Exercise brief ▸
Quote the records exactly, starting at the first line and stopping after the line with "const TEXT_COLOR = '#333333';"; skip the pictures.

Data for the task ▸
☆ ☆ ☆ ☆

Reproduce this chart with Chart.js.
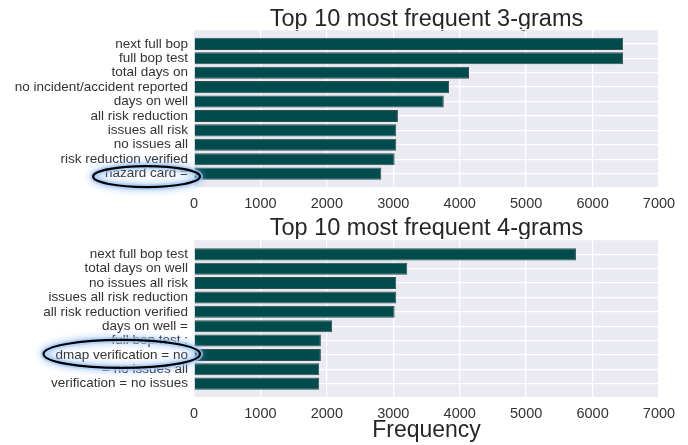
<!DOCTYPE html>
<html>
<head>
<meta charset="utf-8">
<script src="https://cdn.jsdelivr.net/npm/chart.js@4"></script>
<style>
    body { margin: 0; background: #fff; }
    .wrap { position: relative; width: 688px; height: 445px; }
    .box { position: absolute; left: 0; width: 688px; }
</style>
</head>
<body>
<div class="wrap">
    <div class="box" style="top:0;height:215px"><canvas id="chart3"></canvas></div>
    <div class="box" style="top:215px;height:230px"><canvas id="chart4"></canvas></div>
</div>
<script>
const labels3 = [
    'next full bop', 'full bop test', 'total days on', 'no incident/accident reported',
    'days on well', 'all risk reduction', 'issues all risk', 'no issues all',
    'risk reduction verified', 'hazard card ='
];
const values3 = [6460, 6460, 4140, 3840, 3760, 3070, 3045, 3045, 3020, 2820];

const labels4 = [
    'next full bop test', 'total days on well', 'no issues all risk', 'issues all risk reduction',
    'all risk reduction verified', 'days on well =', 'full bop test :', 'dmap verification = no',
    '= no issues all', 'verification = no issues'
];
const values4 = [5750, 3210, 3045, 3045, 3020, 2080, 1910, 1910, 1885, 1885];

const xTicks = [0, 1000, 2000, 3000, 4000, 5000, 6000, 7000];

const FONT = "'Liberation Sans', Arial, sans-serif";
const BAR_COLOR = '#004b4b';
const TEXT_COLOR = '#333333';

// seaborn style grey plot background + title centred over the plot area
const plotDecor = {
    id: 'plotDecor',
    beforeDraw(chart, args, opts) {
        const a = chart.chartArea;
        const ctx = chart.ctx;
        ctx.save();
        ctx.fillStyle = '#eaeaf2';
        ctx.fillRect(a.left, a.top, a.right - a.left, a.bottom - a.top);
        ctx.fillStyle = '#262626';
        ctx.font = '23.5px ' + FONT;
        ctx.textAlign = 'center';
        ctx.textBaseline = 'alphabetic';
        ctx.fillText(opts.title, (a.left + a.right) / 2, opts.titleY);
        ctx.restore();
    }
};

// hand-drawn style ellipse around one of the tick labels
const circleLabel = {
    id: 'circleLabel',
    afterDraw(chart, args, opts) {
        if (opts.text == null) return;
        const yScale = chart.scales.y;
        const ctx = chart.ctx;
        const font = yScale.options.ticks.font;
        ctx.save();
        ctx.font = font.size + 'px ' + font.family;
        const w = ctx.measureText(opts.text).width;
        const right = yScale.right - yScale.options.ticks.padding;
        const cx = right - w / 2;
        const cy = yScale.getPixelForValue(opts.index) + opts.dy;
        const rx = w / 2 + 12;
        const ry = opts.ry;
        ctx.beginPath();
        ctx.ellipse(cx, cy, rx, ry, 0, 0, Math.PI * 2);
        ctx.shadowColor = 'rgba(110, 165, 240, 0.9)';
        ctx.shadowBlur = 7;
        ctx.strokeStyle = 'rgba(170, 205, 245, 0.7)';
        ctx.lineWidth = 6;
        ctx.stroke();
        ctx.shadowBlur = 0;
        ctx.strokeStyle = '#000';
        ctx.lineWidth = 2.2;
        ctx.stroke();
        ctx.restore();
    }
};

function makeChart(canvasId, title, labels, values, opts) {
    return new Chart(document.getElementById(canvasId).getContext('2d'), {
        type: 'bar',
        data: {
            datasets: [{
                data: values.map((v, i) => ({ x: v, y: i })),
                backgroundColor: BAR_COLOR,
                borderColor: '#36504f',
                borderWidth: 1,
                barPercentage: 0.84,
                categoryPercentage: 1
            }]
        },
        options: {
            indexAxis: 'y',
            responsive: true,
            maintainAspectRatio: false,
            animation: false,
            layout: {
                autoPadding: false,
                padding: { left: 0, right: 29, top: opts.plotTop, bottom: 0 }
            },
            plugins: {
                legend: { display: false },
                tooltip: { enabled: false },
                title: { display: false },
                plotDecor: { title: title, titleY: opts.titleY },
                circleLabel: {
                    index: opts.circleIndex,
                    text: labels[opts.circleIndex],
                    ry: opts.ry,
                    dy: opts.circleDy
                }
            },
            scales: {
                x: {
                    type: 'linear',
                    min: 0,
                    max: 7000,
                    afterBuildTicks: scale => { scale.ticks = xTicks.map(v => ({ value: v })); },
                    ticks: {
                        color: TEXT_COLOR,
                        font: { family: FONT, size: 14.5 },
                        padding: opts.xPad,
                        callback: v => String(v)
                    },
                    grid: { color: '#ffffff', lineWidth: 1.3, drawTicks: false },
                    border: { display: false },
                    title: {
                        display: !!opts.xTitle,
                        text: opts.xTitle || '',
                        color: '#262626',
                        font: { family: FONT, size: 23 },
                        padding: { top: 0, bottom: 1 }
                    },
                    afterFit: scale => { scale.height = opts.xHeight; }
                },
                y: {
                    type: 'linear',
                    min: -1,
                    max: 10,
                    reverse: true,
                    offset: false,
                    ticks: {
                        stepSize: 1,
                        maxTicksLimit: 20,
                        autoSkip: false,
                        color: TEXT_COLOR,
                        font: { family: FONT, size: 13.5 },
                        padding: 6,
                        callback: v => labels[v] || ''
                    },
                    grid: { color: '#ffffff', lineWidth: 1.3, drawTicks: false, offset: false },
                    border: { display: false },
                    afterFit: scale => { scale.width = 194; }
                }
            }
        },
        plugins: [plotDecor, circleLabel]
    });
}

makeChart('chart3', 'Top 10 most frequent 3-grams', labels3, values3, {
    plotTop: 29.5, titleY: 26, xHeight: 27, xPad: 7, circleIndex: 9, ry: 10.5, circleDy: 3
});
makeChart('chart4', 'Top 10 most frequent 4-grams', labels4, values4, {
    plotTop: 25, titleY: 20, xHeight: 47, xPad: 7, xTitle: 'Frequency', circleIndex: 7, ry: 14, circleDy: -1
});
</script>
</body>
</html>
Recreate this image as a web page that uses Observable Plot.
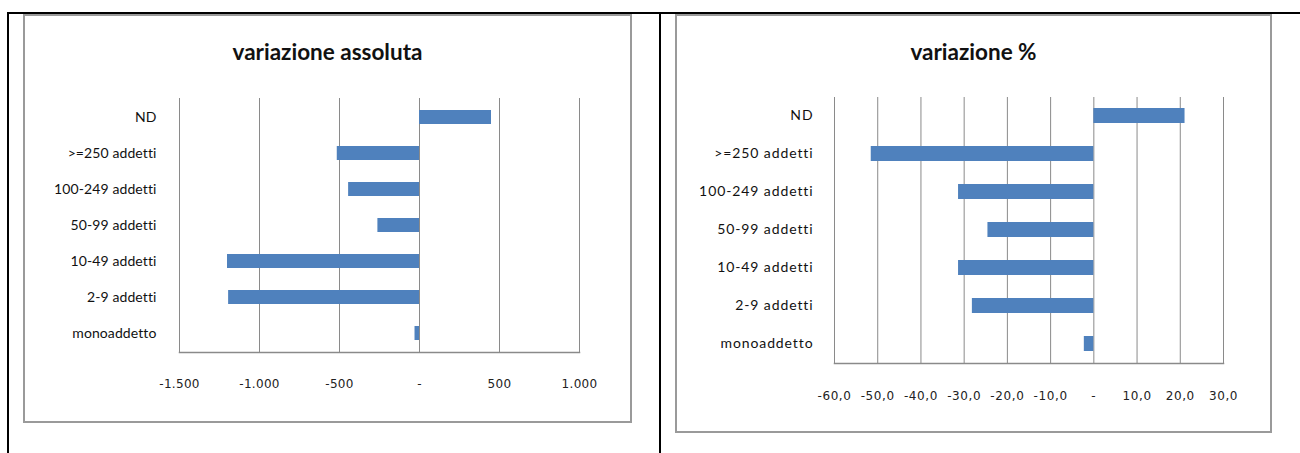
<!DOCTYPE html>
<html>
<head>
<meta charset="utf-8">
<script src="https://cdn.jsdelivr.net/npm/d3@7"></script>
<script src="https://cdn.jsdelivr.net/npm/@observablehq/plot@0.6"></script>
<style>
  html, body { margin: 0; padding: 0; background: #fff; }
  #page { position: relative; width: 1300px; height: 453px; overflow: hidden; }
  .rule { position: absolute; background: #000; }
  .panel { position: absolute; box-sizing: border-box; border: 2px solid #9a9a9a; background: #fff; }
  .panel svg { position: absolute; left: 0; top: 0; overflow: visible; }
  .title { position: absolute; left: 0; right: 0; text-align: center;
           font-family: Lato, sans-serif; font-weight: bold; font-size: 22.5px; color: #111; }
</style>
</head>
<body>
<div id="page">
  <div class="rule" style="left:7px; top:12px; width:1293px; height:2px;"></div>
  <div class="rule" style="left:7px; top:12px; width:2px; height:441px;"></div>
  <div class="rule" style="left:659px; top:12px; width:2px; height:441px;"></div>
  <div class="panel" id="p1" style="left:23px; top:14px; width:609px; height:409px;">
    <div class="title" style="top:22px;">variazione assoluta</div>
  </div>
  <div class="panel" id="p2" style="left:675px; top:14px; width:597px; height:419px;">
    <div class="title" style="top:22px;">variazione %</div>
  </div>
</div>
<script>
// Size classes of firms, top to bottom
const categories = ["ND", ">=250 addetti", "100-249 addetti", "50-99 addetti", "10-49 addetti", "2-9 addetti", "monoaddetto"];
// Absolute change in number of firms
const variazioneAssoluta = [450, -514, -443, -260, -1200, -1193, -28];
// Percentage change
const variazionePercentuale = [21.1, -51.5, -31.3, -24.5, -31.3, -28.1, -2.2];
// Axis ticks
const ticksAssoluta = [-1500, -1000, -500, 0, 500, 1000];
const ticksPercentuale = [-60, -50, -40, -30, -20, -10, 0, 10, 20, 30];

const it = d3.formatLocale({decimal: ",", thousands: ".", grouping: [3], currency: ["", " €"], minus: "-"});
const fmtInt = it.format(",.0f");
const fmtDec = it.format(",.1f");

const barColor = "#4f81bd";
const gridColor = "#8a8a8a";

function chart({values, ticks, domain, fmt, width, height, margins, labelPad, tickPad, labelSpacing, tickSpacing}) {
  const data = categories.map((c, i) => ({categoria: c, valore: values[i]}));
  const tickFormat = d => d === 0 ? "-" : fmt(d);
  const svg = Plot.plot({
    width, height,
    marginLeft: margins[0], marginRight: margins[1], marginTop: margins[2], marginBottom: margins[3],
    style: {background: "transparent", overflow: "visible"},
    x: {domain, ticks, tickFormat, label: null},
    y: {domain: categories, paddingInner: 0.6, paddingOuter: 0.3, label: null},
    marks: [
      Plot.ruleX(ticks, {stroke: gridColor, strokeWidth: 1}),
      Plot.frame({anchor: "bottom", stroke: gridColor, strokeWidth: 1.5}),
      Plot.barX(data, {x: "valore", y: "categoria", fill: barColor}),
      Plot.axisX({ticks, tickSize: 0, tickPadding: tickPad, tickFormat,
                  fontSize: 12, fontFamily: "DejaVu Sans", fill: "#222", label: null}),
      Plot.axisY({tickSize: 0, tickPadding: labelPad, fontSize: 14, fontFamily: "Lato", fill: "#111", label: null})
    ]
  });
  svg.querySelectorAll("[aria-label='y-axis tick label'] text").forEach(t => t.style.letterSpacing = labelSpacing);
  svg.querySelectorAll("[aria-label='x-axis tick label'] text").forEach(t => t.style.letterSpacing = tickSpacing);
  return svg;
}

document.getElementById("p1").appendChild(chart({
  values: variazioneAssoluta, ticks: ticksAssoluta, domain: [-1500, 1000], fmt: fmtInt,
  width: 605, height: 405, margins: [154, 51, 82, 69], labelPad: 23, tickPad: 27,
  labelSpacing: "0.1px", tickSpacing: "0.3px"
}));
document.getElementById("p2").appendChild(chart({
  values: variazionePercentuale, ticks: ticksPercentuale, domain: [-60, 30], fmt: fmtDec,
  width: 593, height: 415, margins: [157, 47, 81, 68], labelPad: 21, tickPad: 28,
  labelSpacing: "0.9px", tickSpacing: "0.6px"
}));
</script>
</body>
</html>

☆ ☆ ☆ ☆

Task result ▸
Reproduce this chart with Chart.js.
<!DOCTYPE html>
<html>
<head>
<meta charset="utf-8">
<script src="https://cdn.jsdelivr.net/npm/chart.js@4"></script>
<style>
    body { margin: 0; background: #fff; }
    .wrap { position: relative; width: 688px; height: 445px; }
    .box { position: absolute; left: 0; width: 688px; }
</style>
</head>
<body>
<div class="wrap">
    <div class="box" style="top:0;height:215px"><canvas id="chart3"></canvas></div>
    <div class="box" style="top:215px;height:230px"><canvas id="chart4"></canvas></div>
</div>
<script>
const labels3 = [
    'next full bop', 'full bop test', 'total days on', 'no incident/accident reported',
    'days on well', 'all risk reduction', 'issues all risk', 'no issues all',
    'risk reduction verified', 'hazard card ='
];
const values3 = [6460, 6460, 4140, 3840, 3760, 3070, 3045, 3045, 3020, 2820];

const labels4 = [
    'next full bop test', 'total days on well', 'no issues all risk', 'issues all risk reduction',
    'all risk reduction verified', 'days on well =', 'full bop test :', 'dmap verification = no',
    '= no issues all', 'verification = no issues'
];
const values4 = [5750, 3210, 3045, 3045, 3020, 2080, 1910, 1910, 1885, 1885];

const xTicks = [0, 1000, 2000, 3000, 4000, 5000, 6000, 7000];

const FONT = "'Liberation Sans', Arial, sans-serif";
const BAR_COLOR = '#004b4b';
const TEXT_COLOR = '#333333';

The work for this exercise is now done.